In Rigsby, defendant State Farm argued that the relators’ violation of the FCA’s seal requirement mandated dismissal of their complaint. This argument, originally raised in a motion to dismiss almost five years after the complaint was filed and more than three years after the district court lifted the seal in full, arose from two disclosures by relators. First, relator’s counsel disclosed a sealed evidentiary filing to three news outlets: ABC, the Associated Press, and the New York Times. This disclosure resulted in the publication of multiple news stories discussing relators’ fraud allegations, though none of these stories specifically referenced the pending FCA complaint. Second, relators met with a member of Congress who subsequently spoke out against the defendant’s alleged fraud without citing the existence of an FCA action. Following the disclosing attorney’s indictment for bribery and the removal of his colleagues from relators’ case, the defendant moved to dismiss the qui tam complaint on the grounds that the relators violated the seal requirement.
In determining whether dismissal was warranted, the district court balanced the three factors articulated in the Ninth Circuit decision, United States ex rel. Lujan v. Hughes Aircraft Co.: (1) the actual harm to the government resulting from the premature disclosure; (2) the nature and severity of the violation; and (3) the evidence of bad faith. Concluding that these factors weighed against dismissal, the district court denied the motion and the case proceeded to a bellwether trial.
At trial, the relators prevailed. The Fifth Circuit affirmed on appeal. Holding that a seal violation does not automatically mandate dismissal of a qui tam complaint, and applying the three factors articulated in Lujan and relied on by the district court, the court determined that the circumstances underlying the relators’ seal violation did not require dismissal.
In an opinion authored by Justice Kennedy, the Supreme Court affirmed. The seal requirement is “a mandatory rule the relator must follow,” the Court opined. The FCA “says nothing, however, about the remedy for a violation of that rule.” Looking to the structure of the FCA, including the statute’s provisions mandating dismissal (based on lack of jurisdiction) for certain claims brought against service persons or members of Congress, see 31 U.S.C. § 3730(e)(1)–(2), the Court concluded that “had Congress intended to require dismissal for a violation of the seal requirement, it would have said so.” Rather than mandate dismissal for a violation of the seal requirement, the FCA is silent about possible remedies.
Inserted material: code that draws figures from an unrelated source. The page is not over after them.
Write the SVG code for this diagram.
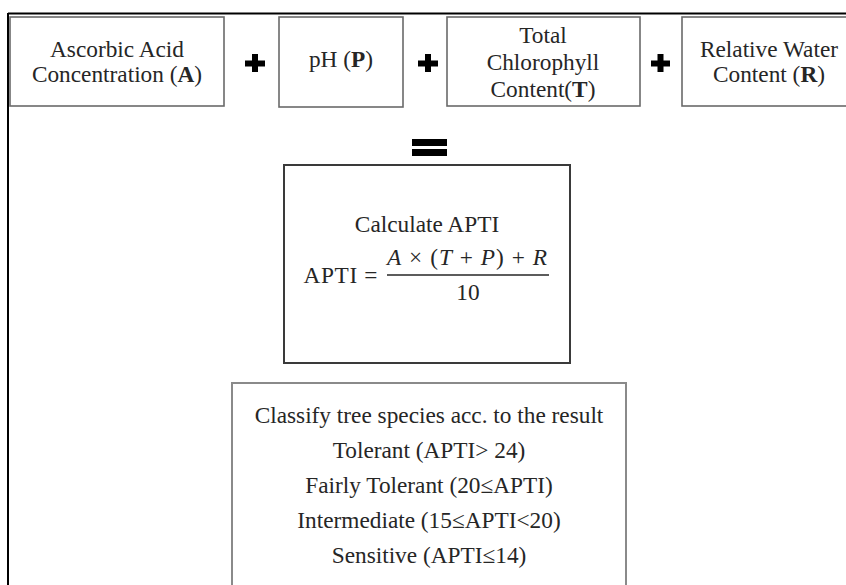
<svg xmlns="http://www.w3.org/2000/svg" width="846" height="585" viewBox="0 0 846 585">
<style>
  text { font-family: "Liberation Serif", "Times New Roman", serif; fill: #262626; font-size: 23.3px; text-anchor: middle; }
  .box { fill: #ffffff; stroke: #6a6a6a; stroke-width: 1.6; }
  .dark { fill: #ffffff; stroke: #3a3a3a; stroke-width: 2; }
  .grey { fill: #ffffff; stroke: #8a8a8a; stroke-width: 2; }
  .op { fill: #000000; }
  .b { font-weight: bold; }
  .i { font-style: italic; }
</style>
<rect width="846" height="585" fill="#ffffff"/>
<g id="frame">
  <line x1="8" y1="13.5" x2="846" y2="13.5" stroke="#000" stroke-width="2"/>
  <line x1="8" y1="13" x2="8" y2="585" stroke="#000" stroke-width="2"/>
</g>
<g id="node-ascorbic">
  <rect class="box" x="10" y="17" width="214" height="89"/>
  <text x="117" y="57">Ascorbic Acid</text>
  <text x="117" y="82">Concentration (<tspan class="b">A</tspan>)</text>
</g>
<g id="node-ph">
  <rect class="box" x="279" y="17" width="124" height="90"/>
  <text x="341" y="67">pH (<tspan class="b">P</tspan>)</text>
</g>
<g id="node-chlorophyll">
  <rect class="box" x="447" y="17" width="193" height="89"/>
  <text x="543" y="43">Total</text>
  <text x="543" y="70">Chlorophyll</text>
  <text x="543" y="97">Content(<tspan class="b">T</tspan>)</text>
</g>
<g id="node-water">
  <rect class="box" x="682" y="17" width="180" height="89" stroke="#444"/>
  <text x="769" y="57">Relative Water</text>
  <text x="769" y="82">Content (<tspan class="b">R</tspan>)</text>
</g>
<g id="connectors">
  <g class="op">
    <rect x="245" y="60.5" width="20" height="6"/>
    <rect x="252" y="54" width="6" height="18"/>
    <rect x="418" y="60.5" width="20" height="6"/>
    <rect x="425" y="54" width="6" height="18"/>
    <rect x="651" y="60.5" width="19" height="6"/>
    <rect x="657.5" y="54" width="6" height="18"/>
    <rect x="412" y="139" width="35" height="7"/>
    <rect x="412" y="149" width="35" height="7"/>
  </g>
</g>
<g id="node-calculate">
  <rect class="dark" x="284" y="165" width="286" height="198"/>
  <text x="427" y="232">Calculate APTI</text>
  <text x="340.5" y="283" textLength="74" lengthAdjust="spacing">APTI =</text>
  <text x="467" y="265" textLength="160" lengthAdjust="spacing"><tspan class="i">A</tspan> × (<tspan class="i">T</tspan> + <tspan class="i">P</tspan>) + <tspan class="i">R</tspan></text>
  <line x1="387" y1="275" x2="549" y2="275" stroke="#262626" stroke-width="1.5"/>
  <text x="468" y="300">10</text>
</g>
<g id="node-classify">
  <rect class="grey" x="232" y="383" width="394" height="215"/>
  <text x="429" y="423">Classify tree species acc. to the result</text>
  <text x="429" y="458">Tolerant (APTI&gt; 24)</text>
  <text x="429" y="493">Fairly Tolerant (20≤APTI)</text>
  <text x="429" y="528">Intermediate (15≤APTI&lt;20)</text>
  <text x="429" y="563">Sensitive (APTI≤14)</text>
</g>
</svg>
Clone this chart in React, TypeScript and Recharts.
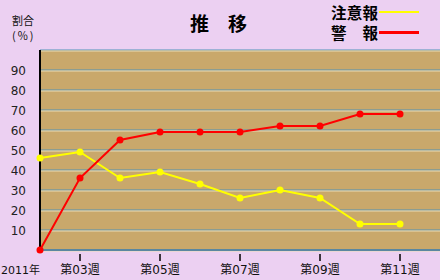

Because the seal requirement is designed to protect the government’s interests by concealing the nature and scope of the relator’s allegations until the government has sufficient time to investigate, the Court opined, “it would make little sense to adopt a rigid interpretation of the seal provision that prejudices the Government by depriving it of needed assistance from private parties.” The government agreed with this conclusion, asserting that a mandatory dismissal rule would harm its interests and thereby undermine the seal requirement’s purpose.
The Supreme Court also rejected the defendant’s argument that the district court failed to consider potential harm to the defendant as a factor in assessing the justification of a sanction. While the Court left open the question of which factors lower courts may consider in determining whether dismissal is warranted, it held that the district court did not abuse its discretion by relying on the test articulated in Lujan in denying the defendant’s motion to dismiss.
In its petition for certiorari, previously discussed here, the defendant argued that by violating the seal requirement, relators sought to “fuel a media campaign designed to demonize and put pressure on [defendant] to settle.” And the parties in Rigsby agreed that the disclosure by relators’ attorney issue did in fact violate the seal requirement. The weight of the Supreme Court’s opinion, however, rested on the analysis of potential harm to the government’s ability to investigate and assess defendants’ FCA exposure.
While the Rigsby decision reinforces the assumption that the sanction of dismissal of the complaint requires a high bar of justification, the Supreme Court noted that other, lesser sanctions can be considered in cases where the relator violates the seal. District courts “have inherent power. . . to impose sanctions short of dismissal for violations of court orders,” the Court observed, including “monetary penalties or attorney discipline.”
Before the district court, the defendant in Rigsby failed to seek any relief other than dismissal in response to the relators’ seal violation. However, the Supreme Court’s opinion makes clear that defendants have several tools available to them to discourage and penalize relators’ efforts to extract settlements through premature disclosures. On the one hand, monetary penalties or attorney discipline may be appropriate in those cases in which the seal violation is not particularly severe (because the relator initially complied with § 3730(b)(2)’s requirements) or there is little or no evidence of bad faith. On the other hand, defendants can still seek dismissal where there is a colorable argument that the government was harmed by the disclosure, e.g., because the disclosure publicized the pendency of the FCA suit before the seal was lifted. The Rigsby Court did not attempt to minimize the seriousness of violations of the seal by relators, but rather signaled that the remedy of dismissal should not be expected under circumstances that could undermine the United States’ ability to pursue, in good faith, FCA claims against defendants.